(Data entries)
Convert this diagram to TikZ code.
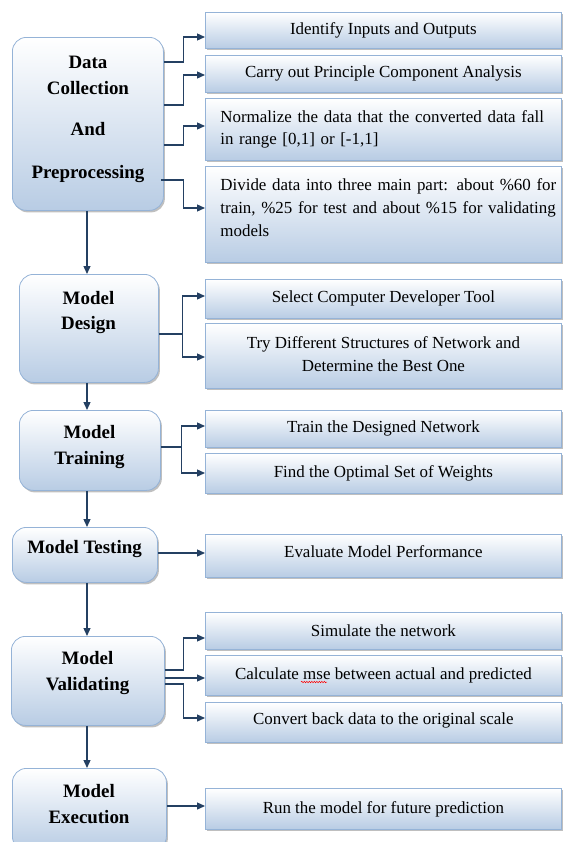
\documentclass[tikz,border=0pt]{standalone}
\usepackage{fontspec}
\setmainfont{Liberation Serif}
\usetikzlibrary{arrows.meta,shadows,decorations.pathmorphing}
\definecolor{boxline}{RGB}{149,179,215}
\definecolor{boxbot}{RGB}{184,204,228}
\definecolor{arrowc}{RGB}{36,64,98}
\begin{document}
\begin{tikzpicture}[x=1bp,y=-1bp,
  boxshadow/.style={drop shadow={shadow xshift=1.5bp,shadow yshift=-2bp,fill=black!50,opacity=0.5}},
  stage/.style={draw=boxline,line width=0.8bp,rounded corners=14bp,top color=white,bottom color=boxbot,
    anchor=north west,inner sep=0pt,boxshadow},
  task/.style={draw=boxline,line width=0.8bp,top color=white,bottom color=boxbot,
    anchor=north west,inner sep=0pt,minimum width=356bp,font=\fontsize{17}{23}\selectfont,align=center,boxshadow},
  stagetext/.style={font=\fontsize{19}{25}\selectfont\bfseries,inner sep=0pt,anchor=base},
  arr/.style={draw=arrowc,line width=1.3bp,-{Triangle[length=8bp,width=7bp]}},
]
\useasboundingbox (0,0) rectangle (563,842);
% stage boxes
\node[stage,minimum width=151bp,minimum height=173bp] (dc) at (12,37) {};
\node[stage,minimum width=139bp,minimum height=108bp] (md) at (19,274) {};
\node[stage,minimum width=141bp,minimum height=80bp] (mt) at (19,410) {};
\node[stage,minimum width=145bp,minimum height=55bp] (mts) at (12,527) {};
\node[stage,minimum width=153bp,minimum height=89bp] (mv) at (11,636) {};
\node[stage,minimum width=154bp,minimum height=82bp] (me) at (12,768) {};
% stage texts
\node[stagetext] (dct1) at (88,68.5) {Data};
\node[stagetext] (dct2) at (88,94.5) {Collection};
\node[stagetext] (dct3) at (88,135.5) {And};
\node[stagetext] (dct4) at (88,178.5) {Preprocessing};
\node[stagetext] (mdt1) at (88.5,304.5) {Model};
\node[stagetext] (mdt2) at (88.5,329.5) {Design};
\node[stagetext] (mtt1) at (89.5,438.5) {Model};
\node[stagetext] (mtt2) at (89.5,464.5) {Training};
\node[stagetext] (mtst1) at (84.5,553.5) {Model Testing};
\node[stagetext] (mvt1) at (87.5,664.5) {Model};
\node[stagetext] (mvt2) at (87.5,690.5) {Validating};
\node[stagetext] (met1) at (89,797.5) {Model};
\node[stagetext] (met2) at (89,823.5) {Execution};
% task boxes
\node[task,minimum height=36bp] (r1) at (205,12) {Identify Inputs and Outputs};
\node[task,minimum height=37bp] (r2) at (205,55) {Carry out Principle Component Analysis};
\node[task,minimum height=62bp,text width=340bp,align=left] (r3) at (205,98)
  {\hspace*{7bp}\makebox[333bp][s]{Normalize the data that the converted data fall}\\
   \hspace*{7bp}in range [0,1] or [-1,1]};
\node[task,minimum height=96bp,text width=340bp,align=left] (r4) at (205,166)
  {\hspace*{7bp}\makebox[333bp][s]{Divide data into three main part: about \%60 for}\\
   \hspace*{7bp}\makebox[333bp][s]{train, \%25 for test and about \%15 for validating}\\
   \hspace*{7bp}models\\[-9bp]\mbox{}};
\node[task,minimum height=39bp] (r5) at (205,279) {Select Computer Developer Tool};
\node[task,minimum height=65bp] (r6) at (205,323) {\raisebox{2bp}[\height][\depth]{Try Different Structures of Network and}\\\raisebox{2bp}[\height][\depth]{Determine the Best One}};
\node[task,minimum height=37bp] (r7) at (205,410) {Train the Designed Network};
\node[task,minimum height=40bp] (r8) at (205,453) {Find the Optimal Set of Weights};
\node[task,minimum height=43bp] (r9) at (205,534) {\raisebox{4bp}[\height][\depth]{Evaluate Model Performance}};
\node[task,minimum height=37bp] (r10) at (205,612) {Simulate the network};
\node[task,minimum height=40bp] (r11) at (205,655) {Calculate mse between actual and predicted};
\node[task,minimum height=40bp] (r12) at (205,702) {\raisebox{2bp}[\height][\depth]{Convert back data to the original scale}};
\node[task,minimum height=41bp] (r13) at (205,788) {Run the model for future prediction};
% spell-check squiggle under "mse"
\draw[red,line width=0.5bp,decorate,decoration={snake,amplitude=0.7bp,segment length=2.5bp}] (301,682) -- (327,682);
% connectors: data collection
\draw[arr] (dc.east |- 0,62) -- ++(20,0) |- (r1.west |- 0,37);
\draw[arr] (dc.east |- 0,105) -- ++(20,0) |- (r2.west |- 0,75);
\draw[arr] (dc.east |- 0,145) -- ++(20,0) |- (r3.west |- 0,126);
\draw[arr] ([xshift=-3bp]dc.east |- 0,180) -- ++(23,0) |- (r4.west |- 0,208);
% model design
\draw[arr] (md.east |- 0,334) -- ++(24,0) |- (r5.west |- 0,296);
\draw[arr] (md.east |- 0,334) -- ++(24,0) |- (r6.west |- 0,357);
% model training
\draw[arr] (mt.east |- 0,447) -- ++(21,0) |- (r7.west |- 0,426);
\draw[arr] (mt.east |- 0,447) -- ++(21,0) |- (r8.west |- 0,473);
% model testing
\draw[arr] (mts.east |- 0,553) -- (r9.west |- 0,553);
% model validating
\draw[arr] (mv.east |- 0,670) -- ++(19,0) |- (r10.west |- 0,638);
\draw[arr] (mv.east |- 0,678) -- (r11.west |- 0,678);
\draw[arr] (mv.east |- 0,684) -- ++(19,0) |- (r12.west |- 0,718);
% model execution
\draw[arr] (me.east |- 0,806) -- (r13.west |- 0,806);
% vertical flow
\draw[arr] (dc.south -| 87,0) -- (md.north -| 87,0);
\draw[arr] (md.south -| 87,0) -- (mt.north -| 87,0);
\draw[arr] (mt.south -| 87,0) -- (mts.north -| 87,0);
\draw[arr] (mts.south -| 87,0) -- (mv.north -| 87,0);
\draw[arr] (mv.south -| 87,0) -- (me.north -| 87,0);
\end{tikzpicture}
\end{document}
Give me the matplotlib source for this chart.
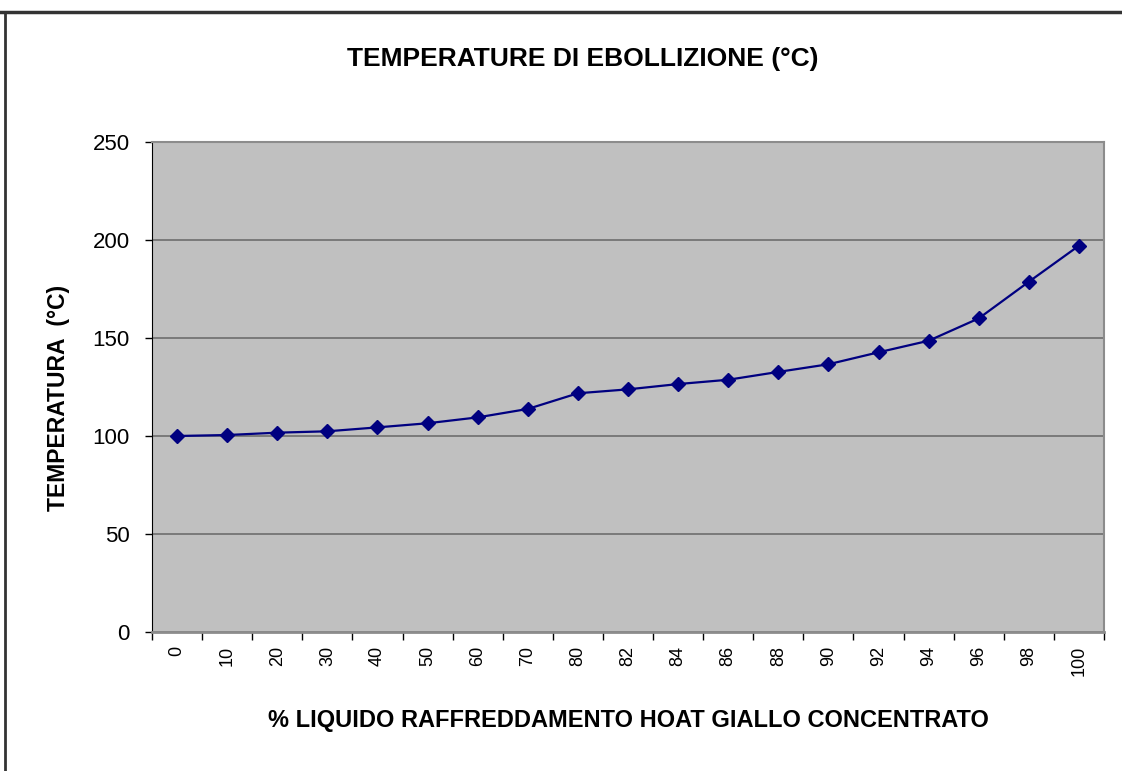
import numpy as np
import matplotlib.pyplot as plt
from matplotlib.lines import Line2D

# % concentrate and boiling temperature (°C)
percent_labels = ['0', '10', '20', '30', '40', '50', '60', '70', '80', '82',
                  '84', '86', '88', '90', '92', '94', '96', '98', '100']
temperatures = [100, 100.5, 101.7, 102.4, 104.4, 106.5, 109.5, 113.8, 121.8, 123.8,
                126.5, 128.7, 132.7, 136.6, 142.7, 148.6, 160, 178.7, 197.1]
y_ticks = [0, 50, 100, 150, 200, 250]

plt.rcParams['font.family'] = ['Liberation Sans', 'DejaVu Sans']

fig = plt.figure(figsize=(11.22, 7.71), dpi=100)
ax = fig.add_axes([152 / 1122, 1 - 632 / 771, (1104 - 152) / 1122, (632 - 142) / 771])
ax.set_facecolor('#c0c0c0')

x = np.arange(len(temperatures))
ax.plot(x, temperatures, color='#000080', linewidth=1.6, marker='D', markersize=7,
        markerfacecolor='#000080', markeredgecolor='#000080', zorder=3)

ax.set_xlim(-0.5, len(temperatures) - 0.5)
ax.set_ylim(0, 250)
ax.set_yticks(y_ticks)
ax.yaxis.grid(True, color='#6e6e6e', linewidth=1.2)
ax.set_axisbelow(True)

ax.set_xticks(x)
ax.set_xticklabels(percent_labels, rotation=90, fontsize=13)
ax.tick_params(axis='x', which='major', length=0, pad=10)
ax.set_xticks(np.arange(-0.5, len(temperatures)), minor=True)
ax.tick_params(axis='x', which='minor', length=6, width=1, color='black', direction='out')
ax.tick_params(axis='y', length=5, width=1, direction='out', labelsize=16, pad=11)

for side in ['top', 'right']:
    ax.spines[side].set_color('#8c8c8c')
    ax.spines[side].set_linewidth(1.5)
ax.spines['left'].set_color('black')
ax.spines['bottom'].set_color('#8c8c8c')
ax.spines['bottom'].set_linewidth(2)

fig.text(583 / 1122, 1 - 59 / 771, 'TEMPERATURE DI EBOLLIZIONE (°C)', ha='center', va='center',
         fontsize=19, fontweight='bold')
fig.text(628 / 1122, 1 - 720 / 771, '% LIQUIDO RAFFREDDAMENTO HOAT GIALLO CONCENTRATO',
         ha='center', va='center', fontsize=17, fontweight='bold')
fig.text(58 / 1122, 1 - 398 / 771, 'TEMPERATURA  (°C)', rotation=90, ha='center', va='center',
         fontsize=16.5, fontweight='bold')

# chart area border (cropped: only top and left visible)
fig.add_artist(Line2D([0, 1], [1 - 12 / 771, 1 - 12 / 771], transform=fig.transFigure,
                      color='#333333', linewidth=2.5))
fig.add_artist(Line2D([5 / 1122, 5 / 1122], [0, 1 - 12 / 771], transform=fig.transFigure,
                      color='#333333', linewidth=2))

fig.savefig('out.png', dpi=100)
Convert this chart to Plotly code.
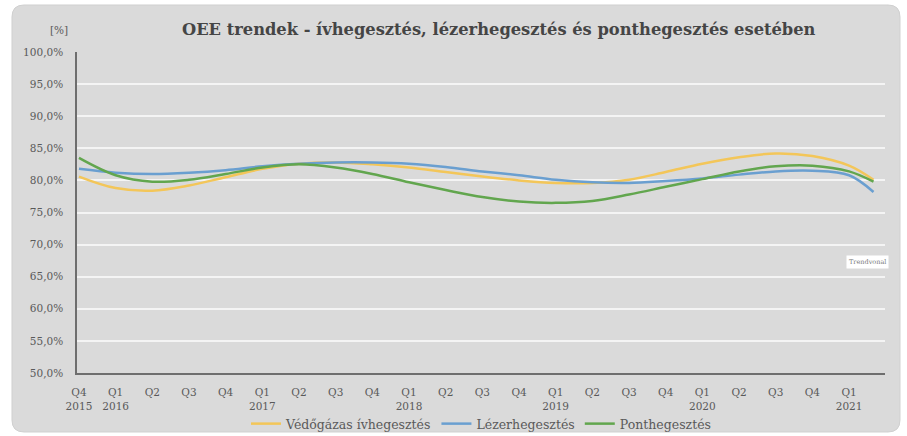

**TASK DIRECTIONS:** Everything from the line with "Give me the matplotlib source for this chart." down to the line with "ax.set_facecolor('#c0c0c0')" in the data above should be copied exactly, with both end lines kept and the pictures left out.

**SOLUTION:**
Give me the matplotlib source for this chart.
import numpy as np
import matplotlib.pyplot as plt
from matplotlib.lines import Line2D

# % concentrate and boiling temperature (°C)
percent_labels = ['0', '10', '20', '30', '40', '50', '60', '70', '80', '82',
                  '84', '86', '88', '90', '92', '94', '96', '98', '100']
temperatures = [100, 100.5, 101.7, 102.4, 104.4, 106.5, 109.5, 113.8, 121.8, 123.8,
                126.5, 128.7, 132.7, 136.6, 142.7, 148.6, 160, 178.7, 197.1]
y_ticks = [0, 50, 100, 150, 200, 250]

plt.rcParams['font.family'] = ['Liberation Sans', 'DejaVu Sans']

fig = plt.figure(figsize=(11.22, 7.71), dpi=100)
ax = fig.add_axes([152 / 1122, 1 - 632 / 771, (1104 - 152) / 1122, (632 - 142) / 771])
ax.set_facecolor('#c0c0c0')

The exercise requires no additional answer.